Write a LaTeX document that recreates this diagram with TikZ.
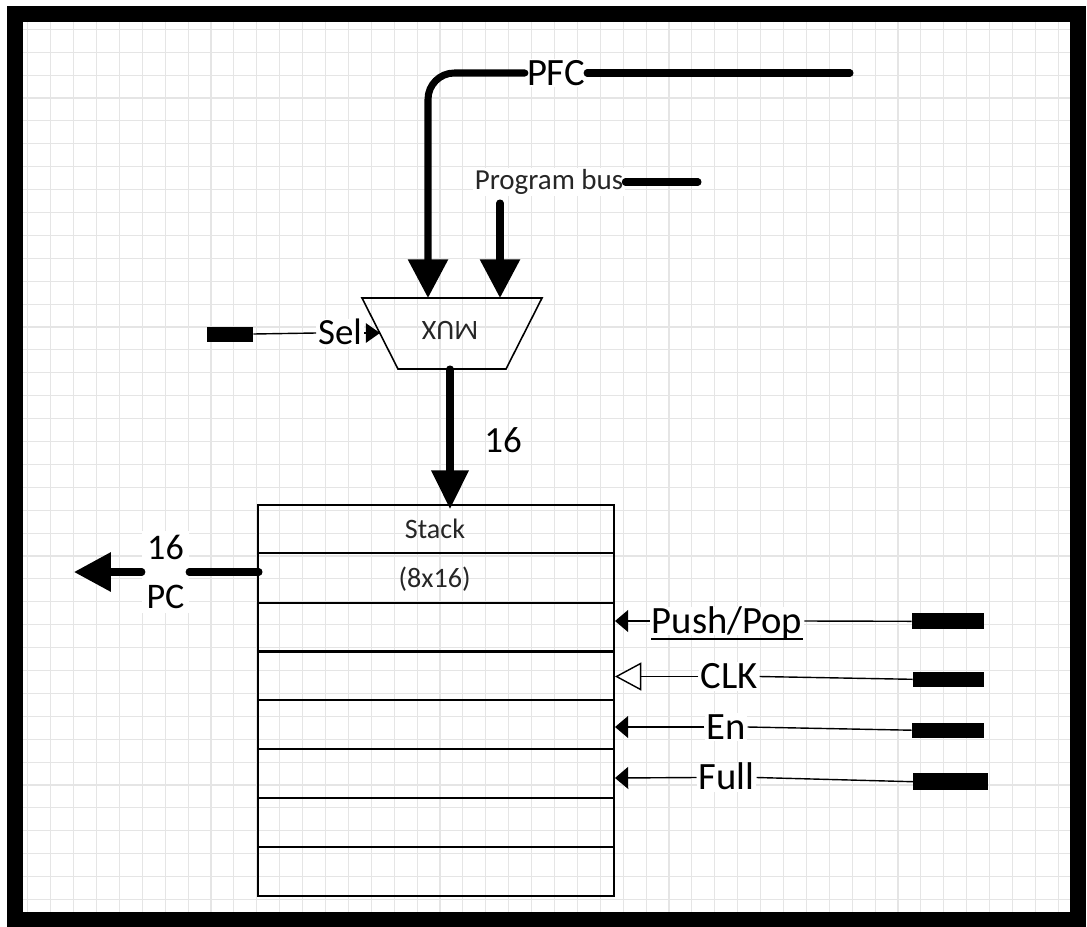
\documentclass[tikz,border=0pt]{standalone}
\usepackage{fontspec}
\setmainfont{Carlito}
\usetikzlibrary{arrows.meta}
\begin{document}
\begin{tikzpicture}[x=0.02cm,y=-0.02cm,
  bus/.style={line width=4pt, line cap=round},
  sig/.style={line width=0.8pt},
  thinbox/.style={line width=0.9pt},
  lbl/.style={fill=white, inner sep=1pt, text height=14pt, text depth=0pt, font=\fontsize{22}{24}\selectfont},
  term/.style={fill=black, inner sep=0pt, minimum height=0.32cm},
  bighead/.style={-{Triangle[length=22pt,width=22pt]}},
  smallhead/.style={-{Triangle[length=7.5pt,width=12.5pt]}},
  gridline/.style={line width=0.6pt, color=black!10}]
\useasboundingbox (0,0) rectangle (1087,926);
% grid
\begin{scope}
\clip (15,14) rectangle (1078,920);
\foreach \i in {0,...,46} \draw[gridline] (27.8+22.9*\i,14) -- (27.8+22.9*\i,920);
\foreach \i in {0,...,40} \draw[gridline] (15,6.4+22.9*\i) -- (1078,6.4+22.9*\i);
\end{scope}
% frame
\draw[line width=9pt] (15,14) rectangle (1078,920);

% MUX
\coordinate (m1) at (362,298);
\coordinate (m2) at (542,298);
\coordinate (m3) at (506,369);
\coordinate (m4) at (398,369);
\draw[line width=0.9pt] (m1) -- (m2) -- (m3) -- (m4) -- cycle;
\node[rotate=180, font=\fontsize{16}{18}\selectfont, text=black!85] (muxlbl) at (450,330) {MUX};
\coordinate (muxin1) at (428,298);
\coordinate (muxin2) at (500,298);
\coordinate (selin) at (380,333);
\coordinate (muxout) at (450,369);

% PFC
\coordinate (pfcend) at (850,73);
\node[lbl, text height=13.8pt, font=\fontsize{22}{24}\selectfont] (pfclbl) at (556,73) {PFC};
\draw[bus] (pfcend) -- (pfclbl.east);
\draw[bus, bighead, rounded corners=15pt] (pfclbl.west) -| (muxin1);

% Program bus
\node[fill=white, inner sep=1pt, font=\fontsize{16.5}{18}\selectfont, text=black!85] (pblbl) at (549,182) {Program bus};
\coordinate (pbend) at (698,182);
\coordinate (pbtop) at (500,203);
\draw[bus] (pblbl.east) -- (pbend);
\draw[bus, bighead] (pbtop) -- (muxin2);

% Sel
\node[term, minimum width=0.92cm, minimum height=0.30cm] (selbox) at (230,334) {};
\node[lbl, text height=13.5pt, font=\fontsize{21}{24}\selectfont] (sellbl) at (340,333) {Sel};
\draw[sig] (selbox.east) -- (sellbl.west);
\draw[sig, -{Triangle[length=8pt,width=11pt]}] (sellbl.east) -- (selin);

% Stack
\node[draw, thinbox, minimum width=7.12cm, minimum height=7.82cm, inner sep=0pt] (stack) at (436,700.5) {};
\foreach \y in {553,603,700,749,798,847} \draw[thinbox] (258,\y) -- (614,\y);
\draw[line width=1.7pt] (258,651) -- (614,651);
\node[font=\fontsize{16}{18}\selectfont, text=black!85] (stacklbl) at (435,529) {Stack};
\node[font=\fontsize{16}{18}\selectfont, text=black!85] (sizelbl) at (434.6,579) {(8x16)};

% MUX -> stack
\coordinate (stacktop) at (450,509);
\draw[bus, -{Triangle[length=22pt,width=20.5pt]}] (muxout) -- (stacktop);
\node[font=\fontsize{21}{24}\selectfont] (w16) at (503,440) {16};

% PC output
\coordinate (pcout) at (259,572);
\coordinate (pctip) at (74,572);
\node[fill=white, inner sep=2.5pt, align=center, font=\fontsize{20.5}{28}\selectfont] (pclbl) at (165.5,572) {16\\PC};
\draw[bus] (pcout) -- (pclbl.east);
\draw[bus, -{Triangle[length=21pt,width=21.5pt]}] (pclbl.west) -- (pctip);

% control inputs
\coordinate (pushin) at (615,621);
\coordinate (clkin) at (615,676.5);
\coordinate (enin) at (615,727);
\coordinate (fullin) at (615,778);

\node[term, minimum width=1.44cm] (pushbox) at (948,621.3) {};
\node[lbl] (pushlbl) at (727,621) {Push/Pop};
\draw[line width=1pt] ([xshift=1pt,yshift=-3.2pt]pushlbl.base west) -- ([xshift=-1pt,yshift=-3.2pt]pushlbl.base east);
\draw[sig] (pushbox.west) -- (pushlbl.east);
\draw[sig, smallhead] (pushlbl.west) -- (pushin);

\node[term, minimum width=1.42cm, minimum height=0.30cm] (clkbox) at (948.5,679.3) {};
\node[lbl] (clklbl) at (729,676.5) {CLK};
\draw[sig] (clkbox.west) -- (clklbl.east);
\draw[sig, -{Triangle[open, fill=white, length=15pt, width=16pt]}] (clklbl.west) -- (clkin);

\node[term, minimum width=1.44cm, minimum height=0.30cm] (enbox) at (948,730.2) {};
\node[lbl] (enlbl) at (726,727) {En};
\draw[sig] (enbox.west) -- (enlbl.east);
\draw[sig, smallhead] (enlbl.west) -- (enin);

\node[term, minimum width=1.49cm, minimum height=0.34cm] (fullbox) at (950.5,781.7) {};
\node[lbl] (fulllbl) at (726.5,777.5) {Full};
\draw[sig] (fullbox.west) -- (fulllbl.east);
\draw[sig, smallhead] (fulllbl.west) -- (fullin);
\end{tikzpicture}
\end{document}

━━━━━━━━

> AIM OF THE EXERCISE
Starting at the top of the listing above, please restate word for word each line up to and including the one that holds "width=9pt] (15,14) rectangle (1078,920);", omitting every image.

> OUTPUT FOR THIS EXERCISE
Write a LaTeX document that recreates this diagram with TikZ.
\documentclass[tikz,border=0pt]{standalone}
\usepackage{fontspec}
\setmainfont{Carlito}
\usetikzlibrary{arrows.meta}
\begin{document}
\begin{tikzpicture}[x=0.02cm,y=-0.02cm,
  bus/.style={line width=4pt, line cap=round},
  sig/.style={line width=0.8pt},
  thinbox/.style={line width=0.9pt},
  lbl/.style={fill=white, inner sep=1pt, text height=14pt, text depth=0pt, font=\fontsize{22}{24}\selectfont},
  term/.style={fill=black, inner sep=0pt, minimum height=0.32cm},
  bighead/.style={-{Triangle[length=22pt,width=22pt]}},
  smallhead/.style={-{Triangle[length=7.5pt,width=12.5pt]}},
  gridline/.style={line width=0.6pt, color=black!10}]
\useasboundingbox (0,0) rectangle (1087,926);
% grid
\begin{scope}
\clip (15,14) rectangle (1078,920);
\foreach \i in {0,...,46} \draw[gridline] (27.8+22.9*\i,14) -- (27.8+22.9*\i,920);
\foreach \i in {0,...,40} \draw[gridline] (15,6.4+22.9*\i) -- (1078,6.4+22.9*\i);
\end{scope}
% frame
\draw[line width=9pt] (15,14) rectangle (1078,920);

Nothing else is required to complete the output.